To their credit, the writers understand this. Clearly, they have plans for these characters for next year. However, the final cut of the finale did not do these characters justice. Robin embraces Marion (as he likely would), but we don’t get to see him have a moment of clarity shortly thereafter when he remembers the woman that just accompanied him into the diner (whose arms he woke up in that morning) and who is still standing there looking devastated. He has not stopped loving Regina – she is now relegated to being his mistress. As Tinker Bell said in the third episode, by not approaching Robin Hood in the past, Regina ruined his life as well. Now, he is conflicted between his wife – his son’s mother, his legal wife (we assume), and who loves him – and his mistress. Neither woman deserves to be second fiddle, either.
I actually have to admit that one of my first thoughts was that the writers were going to have Regina end up pregnant next season, since they can’t seem to make her suffer enough.
Emma, however, is not entirely her mother’s daughter. Emma is not a pure princess who assumes that since she did what she thought was right, she is absolved of any wrongdoing. She might actually try to fix the problem that she created by bringing back Marion from the dead.
Speaking of bringing back, in their journey back through the time portal, Emma and Hook also drag back an urn from Rumplestiltskin’s cupboard of dark magic. In the final moments of the episode, the urn spills open and an ice princess emerges. Emma, therefore, might have more problems on her hands than Henry’s other mother’s love life.
As for the rest of the two-hour season finale, the plot was fairly basic and mostly resolved: Emma and Hook travel back in time to when Snow White and Prince Charming first met. They screw up that first meeting and thus they spend the rest of the episode fixing the timeline. It was jolly good fun. Emma bonded with Hook and their romance arrived at the point where it made sense for them to be together. Emma also realised that she was a part of her family and that she had a home to get back to. She got to go back and see the Old Country, as it were.

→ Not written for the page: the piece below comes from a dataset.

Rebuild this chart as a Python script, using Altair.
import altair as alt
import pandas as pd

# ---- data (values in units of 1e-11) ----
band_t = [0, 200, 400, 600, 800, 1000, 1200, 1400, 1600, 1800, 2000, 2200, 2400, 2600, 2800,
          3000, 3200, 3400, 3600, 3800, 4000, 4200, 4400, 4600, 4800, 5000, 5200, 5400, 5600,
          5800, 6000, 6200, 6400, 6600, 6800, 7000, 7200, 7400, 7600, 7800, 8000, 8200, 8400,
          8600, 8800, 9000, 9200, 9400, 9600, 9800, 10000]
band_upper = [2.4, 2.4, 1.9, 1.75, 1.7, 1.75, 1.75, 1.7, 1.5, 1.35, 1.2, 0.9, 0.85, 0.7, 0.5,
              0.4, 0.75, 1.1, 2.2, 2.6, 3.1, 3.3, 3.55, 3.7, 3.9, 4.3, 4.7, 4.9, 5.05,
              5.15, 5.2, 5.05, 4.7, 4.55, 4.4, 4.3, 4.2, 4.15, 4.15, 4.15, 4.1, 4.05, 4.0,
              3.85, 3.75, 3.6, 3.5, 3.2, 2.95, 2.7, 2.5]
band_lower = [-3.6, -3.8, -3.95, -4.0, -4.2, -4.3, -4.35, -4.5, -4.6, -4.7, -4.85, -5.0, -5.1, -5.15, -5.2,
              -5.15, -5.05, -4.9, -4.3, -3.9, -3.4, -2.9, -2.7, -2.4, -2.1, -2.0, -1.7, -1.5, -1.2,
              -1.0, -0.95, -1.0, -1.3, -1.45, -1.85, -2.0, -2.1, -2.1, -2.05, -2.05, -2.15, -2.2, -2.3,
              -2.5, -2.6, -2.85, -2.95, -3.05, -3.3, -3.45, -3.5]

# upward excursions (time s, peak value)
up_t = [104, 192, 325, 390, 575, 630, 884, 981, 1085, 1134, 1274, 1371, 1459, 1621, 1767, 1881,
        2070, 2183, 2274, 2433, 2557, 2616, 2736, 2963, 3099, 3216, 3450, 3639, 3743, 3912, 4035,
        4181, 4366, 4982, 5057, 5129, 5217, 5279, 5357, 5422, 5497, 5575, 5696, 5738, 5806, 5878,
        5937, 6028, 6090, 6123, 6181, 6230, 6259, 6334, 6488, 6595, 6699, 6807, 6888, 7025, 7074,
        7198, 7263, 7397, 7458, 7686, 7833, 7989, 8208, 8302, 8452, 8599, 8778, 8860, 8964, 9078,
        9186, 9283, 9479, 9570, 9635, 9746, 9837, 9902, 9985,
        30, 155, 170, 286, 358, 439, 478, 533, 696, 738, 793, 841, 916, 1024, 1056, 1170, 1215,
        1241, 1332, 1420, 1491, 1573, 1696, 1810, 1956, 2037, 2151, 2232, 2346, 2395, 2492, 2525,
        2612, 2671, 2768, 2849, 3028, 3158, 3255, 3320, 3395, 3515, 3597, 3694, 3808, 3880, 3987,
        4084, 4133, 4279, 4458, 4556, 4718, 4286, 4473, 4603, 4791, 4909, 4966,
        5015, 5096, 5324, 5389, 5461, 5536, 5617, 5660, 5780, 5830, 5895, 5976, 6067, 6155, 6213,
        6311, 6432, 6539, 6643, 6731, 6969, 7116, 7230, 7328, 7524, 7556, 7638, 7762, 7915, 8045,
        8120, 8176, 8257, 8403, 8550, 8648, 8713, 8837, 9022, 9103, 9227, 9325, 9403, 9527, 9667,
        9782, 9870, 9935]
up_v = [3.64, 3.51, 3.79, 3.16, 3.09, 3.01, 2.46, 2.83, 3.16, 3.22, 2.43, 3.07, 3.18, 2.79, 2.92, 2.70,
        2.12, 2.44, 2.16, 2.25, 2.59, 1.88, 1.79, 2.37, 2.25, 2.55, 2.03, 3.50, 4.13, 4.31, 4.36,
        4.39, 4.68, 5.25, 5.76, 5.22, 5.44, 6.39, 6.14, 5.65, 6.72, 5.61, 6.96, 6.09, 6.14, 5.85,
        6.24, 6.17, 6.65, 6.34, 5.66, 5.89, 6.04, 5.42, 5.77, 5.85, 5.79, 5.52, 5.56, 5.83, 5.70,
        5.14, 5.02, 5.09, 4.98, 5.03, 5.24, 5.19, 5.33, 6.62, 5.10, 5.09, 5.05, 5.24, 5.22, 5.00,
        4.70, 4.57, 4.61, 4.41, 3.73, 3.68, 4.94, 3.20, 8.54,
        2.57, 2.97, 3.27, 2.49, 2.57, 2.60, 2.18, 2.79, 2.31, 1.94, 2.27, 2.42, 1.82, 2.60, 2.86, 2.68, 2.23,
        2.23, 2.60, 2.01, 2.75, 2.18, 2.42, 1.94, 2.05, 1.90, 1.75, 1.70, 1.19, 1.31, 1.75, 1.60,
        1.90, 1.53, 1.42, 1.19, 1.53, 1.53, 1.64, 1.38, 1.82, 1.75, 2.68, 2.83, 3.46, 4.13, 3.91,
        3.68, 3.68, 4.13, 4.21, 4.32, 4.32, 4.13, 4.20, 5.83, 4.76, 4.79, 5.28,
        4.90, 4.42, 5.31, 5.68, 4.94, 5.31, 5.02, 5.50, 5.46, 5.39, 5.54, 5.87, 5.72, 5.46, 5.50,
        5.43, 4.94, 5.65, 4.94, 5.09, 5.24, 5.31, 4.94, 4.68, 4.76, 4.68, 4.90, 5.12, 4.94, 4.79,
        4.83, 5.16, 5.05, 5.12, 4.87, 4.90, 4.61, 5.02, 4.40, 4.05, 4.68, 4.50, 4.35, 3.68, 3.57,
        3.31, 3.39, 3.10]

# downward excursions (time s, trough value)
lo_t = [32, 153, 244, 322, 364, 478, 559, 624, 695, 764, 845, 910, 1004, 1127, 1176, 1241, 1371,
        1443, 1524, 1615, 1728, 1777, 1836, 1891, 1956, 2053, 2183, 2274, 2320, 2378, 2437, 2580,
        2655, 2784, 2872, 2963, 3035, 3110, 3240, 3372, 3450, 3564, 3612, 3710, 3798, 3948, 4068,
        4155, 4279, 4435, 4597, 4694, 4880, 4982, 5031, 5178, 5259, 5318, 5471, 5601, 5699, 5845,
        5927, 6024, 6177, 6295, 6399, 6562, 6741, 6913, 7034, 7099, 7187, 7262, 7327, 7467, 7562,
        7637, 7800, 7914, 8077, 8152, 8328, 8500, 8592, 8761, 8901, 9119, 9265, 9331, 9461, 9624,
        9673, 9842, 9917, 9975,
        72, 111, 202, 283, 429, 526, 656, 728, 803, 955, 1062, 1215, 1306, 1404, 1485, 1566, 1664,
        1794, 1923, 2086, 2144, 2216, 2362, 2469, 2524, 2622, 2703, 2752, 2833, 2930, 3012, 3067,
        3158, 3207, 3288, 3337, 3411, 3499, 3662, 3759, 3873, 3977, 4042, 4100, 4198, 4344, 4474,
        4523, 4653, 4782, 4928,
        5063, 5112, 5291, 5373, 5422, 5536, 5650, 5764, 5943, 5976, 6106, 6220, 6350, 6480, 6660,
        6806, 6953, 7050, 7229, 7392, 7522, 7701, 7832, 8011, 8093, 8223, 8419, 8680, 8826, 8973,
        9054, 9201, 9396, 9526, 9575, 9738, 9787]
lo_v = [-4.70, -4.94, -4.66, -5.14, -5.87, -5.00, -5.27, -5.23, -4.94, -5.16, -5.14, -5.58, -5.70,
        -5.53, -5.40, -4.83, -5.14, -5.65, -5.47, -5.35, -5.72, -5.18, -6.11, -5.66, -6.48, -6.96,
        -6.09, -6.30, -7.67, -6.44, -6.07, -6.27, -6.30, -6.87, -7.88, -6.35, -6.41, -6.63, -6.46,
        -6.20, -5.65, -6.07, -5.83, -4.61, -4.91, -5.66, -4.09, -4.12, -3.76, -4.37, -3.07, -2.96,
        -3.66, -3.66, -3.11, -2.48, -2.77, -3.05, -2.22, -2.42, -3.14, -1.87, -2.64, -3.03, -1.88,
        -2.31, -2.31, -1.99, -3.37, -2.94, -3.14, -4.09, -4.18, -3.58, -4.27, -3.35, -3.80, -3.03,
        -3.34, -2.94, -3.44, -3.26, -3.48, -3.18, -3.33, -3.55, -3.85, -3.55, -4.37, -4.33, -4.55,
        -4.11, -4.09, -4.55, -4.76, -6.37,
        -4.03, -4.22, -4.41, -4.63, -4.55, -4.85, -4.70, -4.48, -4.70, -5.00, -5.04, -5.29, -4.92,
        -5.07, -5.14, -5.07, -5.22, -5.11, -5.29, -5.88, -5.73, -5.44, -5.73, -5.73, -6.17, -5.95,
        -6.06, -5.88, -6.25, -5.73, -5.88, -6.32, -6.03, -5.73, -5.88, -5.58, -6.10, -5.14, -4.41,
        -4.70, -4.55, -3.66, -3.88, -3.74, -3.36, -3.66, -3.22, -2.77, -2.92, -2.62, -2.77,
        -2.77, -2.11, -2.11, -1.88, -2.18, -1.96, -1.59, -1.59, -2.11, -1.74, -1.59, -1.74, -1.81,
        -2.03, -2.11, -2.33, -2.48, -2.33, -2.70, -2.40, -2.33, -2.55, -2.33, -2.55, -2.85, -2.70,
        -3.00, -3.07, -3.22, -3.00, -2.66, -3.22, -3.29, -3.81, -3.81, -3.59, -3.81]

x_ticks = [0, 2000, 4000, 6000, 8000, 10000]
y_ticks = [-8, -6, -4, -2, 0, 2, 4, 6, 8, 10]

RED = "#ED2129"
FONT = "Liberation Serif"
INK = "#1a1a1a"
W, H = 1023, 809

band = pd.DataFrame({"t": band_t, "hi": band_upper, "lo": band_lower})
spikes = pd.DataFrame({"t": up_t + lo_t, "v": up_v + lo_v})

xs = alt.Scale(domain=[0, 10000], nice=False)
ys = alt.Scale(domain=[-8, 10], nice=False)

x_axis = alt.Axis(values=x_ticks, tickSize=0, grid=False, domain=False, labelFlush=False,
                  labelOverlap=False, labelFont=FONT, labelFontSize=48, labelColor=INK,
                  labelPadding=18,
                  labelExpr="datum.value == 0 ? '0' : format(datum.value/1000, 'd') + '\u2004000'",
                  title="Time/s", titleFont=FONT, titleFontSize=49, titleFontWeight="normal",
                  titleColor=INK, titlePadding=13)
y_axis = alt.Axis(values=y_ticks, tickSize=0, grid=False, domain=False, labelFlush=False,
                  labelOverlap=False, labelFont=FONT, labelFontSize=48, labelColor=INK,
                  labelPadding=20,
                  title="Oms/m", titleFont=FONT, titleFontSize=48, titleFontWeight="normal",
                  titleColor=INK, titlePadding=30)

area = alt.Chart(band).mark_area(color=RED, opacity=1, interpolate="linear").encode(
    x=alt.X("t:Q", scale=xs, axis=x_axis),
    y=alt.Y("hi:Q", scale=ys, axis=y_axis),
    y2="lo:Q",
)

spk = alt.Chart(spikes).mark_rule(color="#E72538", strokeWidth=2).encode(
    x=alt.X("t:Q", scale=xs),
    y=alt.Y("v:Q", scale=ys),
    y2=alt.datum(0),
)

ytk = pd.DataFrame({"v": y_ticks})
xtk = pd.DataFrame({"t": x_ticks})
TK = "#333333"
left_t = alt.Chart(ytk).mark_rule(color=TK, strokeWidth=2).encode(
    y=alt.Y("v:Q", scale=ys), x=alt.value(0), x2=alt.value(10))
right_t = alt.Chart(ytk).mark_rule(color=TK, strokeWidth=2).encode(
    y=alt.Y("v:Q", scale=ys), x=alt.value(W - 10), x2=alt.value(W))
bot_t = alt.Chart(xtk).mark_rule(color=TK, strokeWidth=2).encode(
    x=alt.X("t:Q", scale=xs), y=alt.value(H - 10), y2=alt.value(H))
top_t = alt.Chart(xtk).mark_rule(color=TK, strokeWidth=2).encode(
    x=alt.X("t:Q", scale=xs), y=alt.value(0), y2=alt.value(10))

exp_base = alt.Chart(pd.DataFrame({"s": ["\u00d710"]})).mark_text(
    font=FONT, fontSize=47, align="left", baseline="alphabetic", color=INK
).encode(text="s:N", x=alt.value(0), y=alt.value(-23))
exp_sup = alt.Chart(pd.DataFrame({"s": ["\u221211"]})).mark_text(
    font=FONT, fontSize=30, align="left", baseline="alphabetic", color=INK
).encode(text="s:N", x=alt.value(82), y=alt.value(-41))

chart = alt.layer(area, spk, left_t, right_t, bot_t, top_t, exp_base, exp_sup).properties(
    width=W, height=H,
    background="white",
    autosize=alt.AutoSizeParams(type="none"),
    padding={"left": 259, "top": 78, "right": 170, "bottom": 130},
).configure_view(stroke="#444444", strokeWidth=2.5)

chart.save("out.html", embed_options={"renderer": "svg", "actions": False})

Was it a good finale? Absolutely – with the exception of Marion. It was a meaningful adventure that harkened back to the earlier episodes of the first season. We had romance, intrigue, and action. They set up a brilliant cliffhanger for next year with the introduction of the ice princess…and then added an extra parting shot by wrecking Regina’s happiness. I think a lot of viewers were outraged. The ice princess was interesting, but not enough to make me forget that I had just had my heart stomped on!

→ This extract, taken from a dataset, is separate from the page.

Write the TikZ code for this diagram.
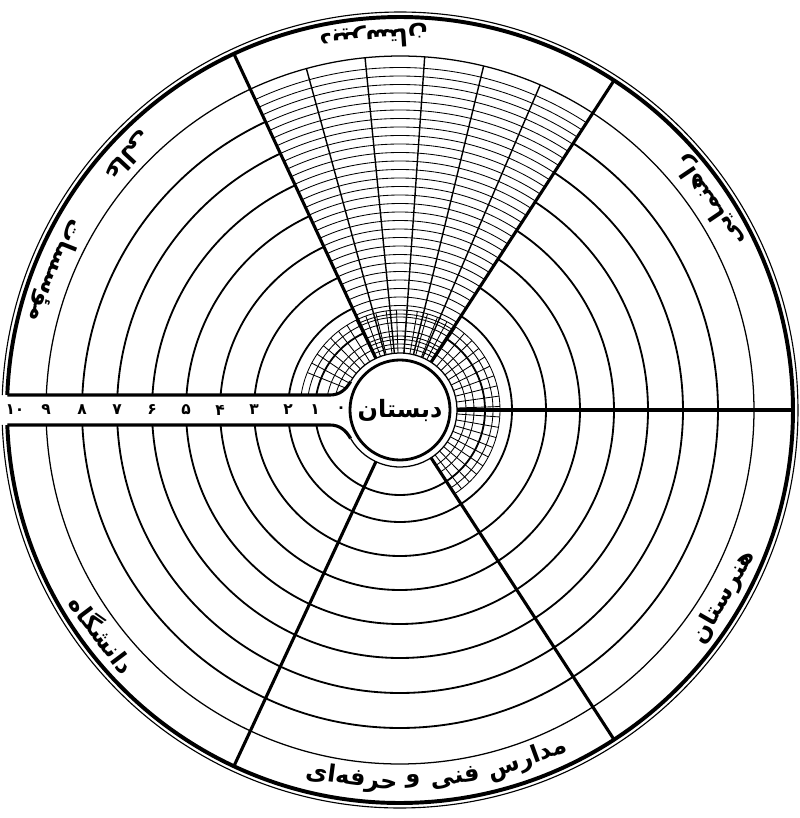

Season 6, Episode 23 (For Better or Worse)
Speaking of unnecessary cliffhangers, the ending of Castle left Beckett thinking that her groom is dead, much like three years ago when she was shot in the final frame of the third season. Really, dead? Not just kidnapped?
However, that cliffhanger worked well. We know that Castle is not dead – the show is named for him. Next season’s premiere will be a search and rescue case that will find him safe and sound, and he and Beckett will have their wedding four months late. What we don’t know is who kidnapped him and why they did it. We can speculate all summer. Meanwhile, the penultimate scenes were beautiful and sweet. If the show had not been renewed, it would have been a good finale for the series – albeit, very sad.
What seemed to be an unnecessary curveball about this episode was that the entire plot hinged around legal technicalities. Beckett and Castle end up hunting down Beckett’s college boyfriend whom she married on a Vegas trip. They need him to sign the divorce papers so that they can get married. The story then turns into a buddy-cop comedy, and all is seemingly resolved much as we have come to expect from the show and from that genre.
From a practical perspective, however, there was no need to go off on a wild goose chase. There was nothing stopping Castle and Beckett from getting married ceremonially on their appointed day, and then getting the boyfriend’s signature and getting legally married once they returned from their honeymoon. Plenty of people have two ceremonies, even those not getting married in a religious setting. Not once did they even consider this option. Thus, the urgency in this episode seemed too contrived.
All in all, this was a fun adventure and beautiful finale, even without the wedding taking place. It was quirky in typical Castle fashion, but leaves us hope that all will be well next year.